En uno de los condados del norte de Inglaterra, había una mujer, una
creyente en el Señor Jesucristo, cuya oración por su marido subía
continuamente; pero él nunca entró en la casa de Dios, y la despreciaba
porque asistía a la iglesia. Ella estaba acostumbrada a ir sola a su
lugar usual de adoración, sin la compañía de compañeros humanos, y, sin
embargo, no estaba completamente sola, pues había un perro que siempre
iba con ella. Este perro se echaba enrollado bajo su asiento, y se
quedaba muy quieto durante el servicio, y luego caminaba de regreso a
casa con su ama. El primer domingo después de que ella murió, el pobre
perro fue a la casa de reunión como lo hacía usualmente, y se echó en su
antiguo lugar. Hizo lo mismo el siguiente domingo, y el esposo, notando
que el perro salía tan regularmente, quedó intrigado por su acción, y
se preguntaba adónde iría el perro ahora que su ama había partido; así
que pensó que iría para ver.

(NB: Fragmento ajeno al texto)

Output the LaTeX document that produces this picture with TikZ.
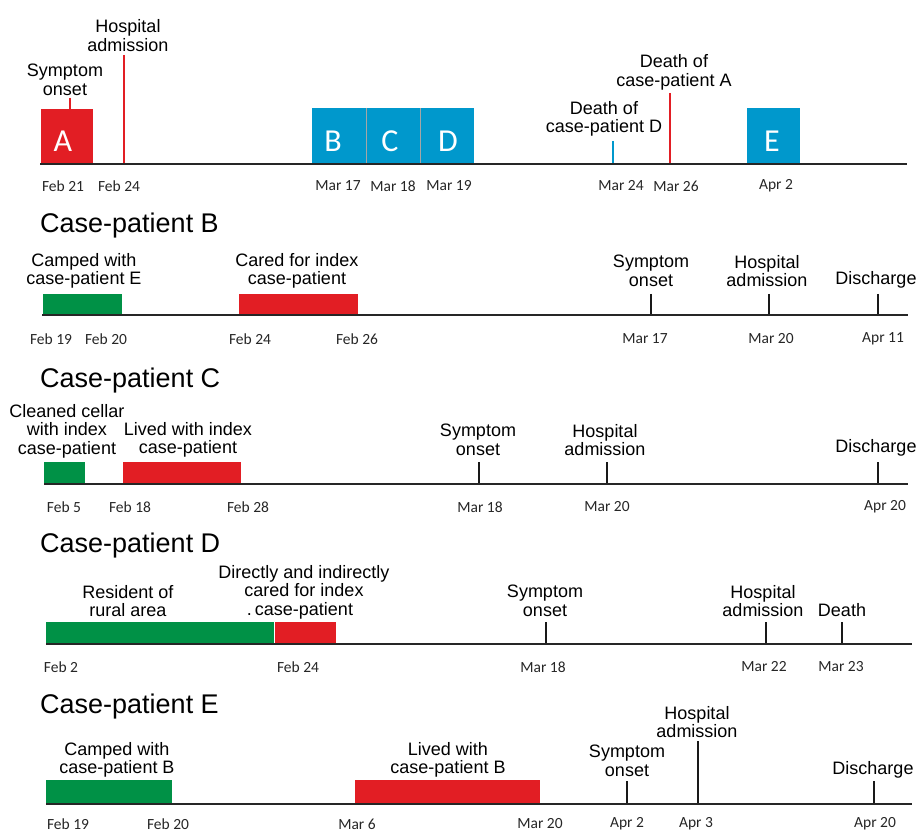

El perro fue delante de él hasta el asiento
de su antigua ama, y se echó allí; el hombre entró buscando al perro, y
se sentó en el lugar que solía ocupar su esposa, y Dios ayudó al
ministro aquel día, para mostrarle que sus buenas obras y su justicia
propia, en las que siempre había confiado, no bastarían para su
salvación, y le predicó la plena salvación de Cristo Jesús, y el hombre
creyó y vivió. ¿Acaso no fue él también "uno nacido fuera de tiempo",
pues las oraciones de su esposa por él habían terminado, y ella había
partido? Sin embargo, él fue llevado a Cristo.